2523 personnes interrogées durant l’étude

Près de neuf  jeunes sur dix déclarent avoir été victimes de châtiment corporel au sein de leur famille

Un jeune sur deux dit avoir subi des violences en milieu scolaire

Quatre  enfants sur 10 affirment avoir travaillé avant l’âge de 18 ans

89% des jeunes déclarent avoir été victimes de châtiment corporel dans leur famille, soit près de neuf  jeunes sur 10

65% des répondants considèrent le châtiment corporel comme approprié à la maison

Plus de la moitié des jeunes affirment avoir subi des violences en milieu scolaire, soit un  jeune sur deux

29% des jeunes acceptent le châtiment corporel en milieu scolaire

Pour le travail des enfants, 40% de jeunes affirment avoir travaillé avant 18 ans.

La famille considère les châtiments corporels comme étant juste et utile.

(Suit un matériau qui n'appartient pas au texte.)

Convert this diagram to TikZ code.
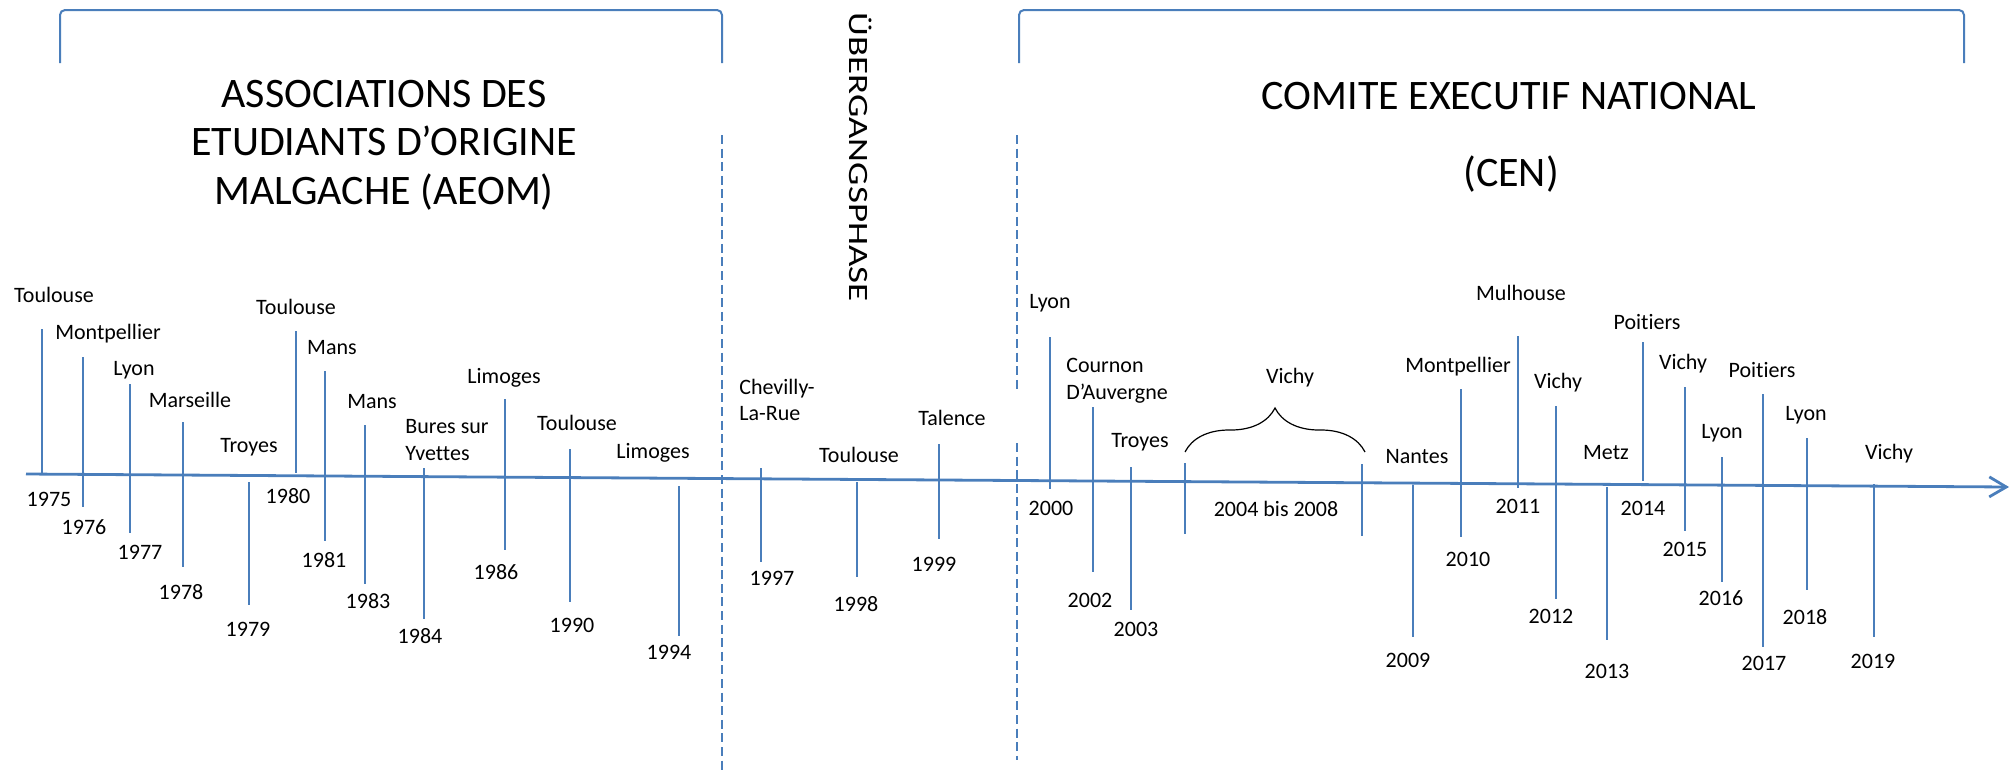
\documentclass[tikz,border=0pt]{standalone}
\usepackage{fontspec}
\setmainfont{Carlito}[Ligatures=NoCommon]
\newfontfamily\widefont[FakeStretch=1.32, Ligatures=NoCommon]{Carlito}
\usetikzlibrary{arrows.meta, decorations.pathreplacing}
\definecolor{lineblue}{HTML}{4A7EBB}
\tikzset{
	axis/.style={lineblue, line width=1.4pt, -{Straight Barb[length=8.5pt, width=10pt]}}, % the time line with its open head
	tick/.style={lineblue, line width=1.1pt}, % one stroke per meeting
	divider/.style={lineblue, line width=1pt, dash pattern=on 4.5pt off 2.3pt}, % splits the periods
	bracket/.style={lineblue, line width=1pt, rounded corners=2.5pt}, % groups a period
	place/.style={font=\fontsize{11}{13.4}\selectfont, inner sep=0pt, align=left}, % town of the meeting
	year/.style={font=\fontsize{11}{13.4}\selectfont, inner sep=0pt}, % year of the meeting
	period/.style={font=\fontsize{21}{24.3}\selectfont, inner sep=0pt, align=center}, % name of a period
	phase/.style={font=\widefont\fontsize{14}{16}\selectfont, inner sep=0pt, rotate=-90},
}

\begin{document}
\begin{tikzpicture}[x=0.5pt, y=-0.5pt]
	\useasboundingbox (0,0) rectangle (2016,772);

	% periods
	\draw[bracket] (60,63) -- (60,10) -- (722,10) -- (722,63);
	\draw[bracket] (1019,63) -- (1019,10) -- (1964,10) -- (1964,63);
	\node[period] (aeom) at (384,145) {ASSOCIATIONS DES\\ETUDIANTS D’ORIGINE\\MALGACHE (AEOM)};
	\node[period] (cen) at (1509,96) {COMITE EXECUTIF NATIONAL};
	\node[period] (censhort) at (1511,174) {(CEN)};
	\node[phase] (uebergang) at (861,157) {ÜBERGANGSPHASE};
	\draw[divider] (722,135) -- (722,772);
	\draw[divider] (1017,135) -- (1017,390);
	\draw[divider] (1017,443) -- (1017,760);

	% time line
	\draw[axis] (26,474) -- (2009,487);
	\foreach \x/\a/\b in {42/329/473, 83/357/507, 130/384/533, 183/422/567, 249/482/605,
		296/331/473, 325/371/541, 365/425/584, 424/468/619, 505/399/550, 570/449/602,
		679/486/636, 761/468/562, 857/482/577, 939/444/539, 1050/337/489, 1093/407/572,
		1131/467/610, 1185/463/534, 1362/464/536, 1413/485/637, 1461/389/537, 1518/336/488,
		1556/406/599, 1607/487/640, 1643/342/481, 1685/387/531, 1722/457/582, 1763/394/647,
		1807/438/590, 1874/484/637}
		\draw[tick] (\x,\a) -- (\x,\b);

	% towns
	\foreach \n/\x/\y/\t in {1975/54/295/Toulouse, 1976/108/334/Montpellier, 1977/134/370/Lyon,
		1978/190/400/Marseille, 1979/249/447/Troyes, 1980/296/307/Toulouse, 1981/332/348/Mans,
		1983/372/402/Mans, 1984/447/440/Bures sur\\Yvettes, 1986/504/378/Limoges,
		1990/577/423/Toulouse, 1994/653/453/Limoges, 1997/777/400/Chevilly-\\La-Rue,
		1998/859/455/Toulouse, 1999/952/418/Talence, 2000/1050/303/Lyon,
		2002/1117/381/Cournon\\D’Auvergne, 2003/1140/442/Troyes, 2004/1290/378/Vichy,
		2009/1417/457/Nantes, 2010/1458/367/Montpellier, 2011/1521/293/Mulhouse,
		2012/1558/383/Vichy, 2013/1606/453/Metz, 2014/1647/322/Poitiers, 2015/1683/364/Vichy,
		2016/1722/433/Lyon, 2017/1762/370/Poitiers, 2018/1806/415/Lyon, 2019/1889/454/Vichy}
		\node[place] (c\n) at (\x,\y) {\t};
	\draw[decorate, decoration={brace, amplitude=22pt}, line width=0.6pt] (1185,452) -- (1365,452);

	% years
	\foreach \n/\x/\y in {1975/49/499, 1976/84/527, 1977/140/552, 1978/181/592, 1979/248/629,
		1980/288/496, 1981/324/560, 1983/368/601, 1984/420/636, 1986/496/572, 1990/572/625,
		1994/669/652, 1997/772/578, 1998/856/604, 1999/934/564, 2000/1051/508, 2002/1090/600,
		2003/1136/629, 2009/1408/660, 2010/1468/559, 2011/1518/506, 2012/1551/616,
		2013/1607/671, 2014/1643/508, 2015/1685/549, 2016/1721/598, 2017/1764/663,
		2018/1805/617, 2019/1873/661}
		\node[year] (y\n) at (\x,\y) {\n};
	\node[year] (y2004) at (1276,509) {2004 bis 2008};
\end{tikzpicture}
\end{document}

Les recommandations. L’étude menée par l’Unicef et le gouvernement malgache  donne des pistes de réflexion et des suggestions. Répartis sur trois niveaux: elles concernent la politique et la gouvernance, la prévention de la violence et de l’exploitation, le signalement et la prise en charge et le renforcement des capacités.  A cet effet, l’étude suggère l’inscription de la violence dans les priorités nationales de développement,  la fourniture de cadre normatif clair de lutte contre la violence qui serait doté de moyens adéquats ainsi que l’augmentation des ressources dévolues à la protection des enfants contre la violence. Aussi, il serait nécessaire de vulgariser et diffuser les lois y incluant l’obligation de signalement au travers des différents canaux. L’interdiction explicite de  toutes formes de violence physique et psychologique envers les enfants ainsi que la sensibilisation des familles et communautés sur les formes et impacts des violences dans les lieux de travail ou encore du renforcement des mécanismes de contrôle et signalement sont à préconiser. D’autres recommandations font également partie de la liste. Quoi qu’il en soit, la première et la plus importante concerne  l’engagement politique des gouvernants. Une volonté qui devrait être suivie «d’action cohérente, pérenne et bien coordonnée» visant à réduire de façon considérable les cas de violence. Une volonté qui se traduirait par une politique engagée et bien définie qui trace les actions à entreprendre par tous les acteurs, mais surtout qui coordonne les différentes activités desdits acteurs. La dernière et non la moindre, la recevabilité de chaque acteur qui devrait rendre des comptes sur toutes les activités qu’il entreprend dans la lutte contre le fléau. Une recevabilité qui doit couler de source, mais qui fait défaut actuellement.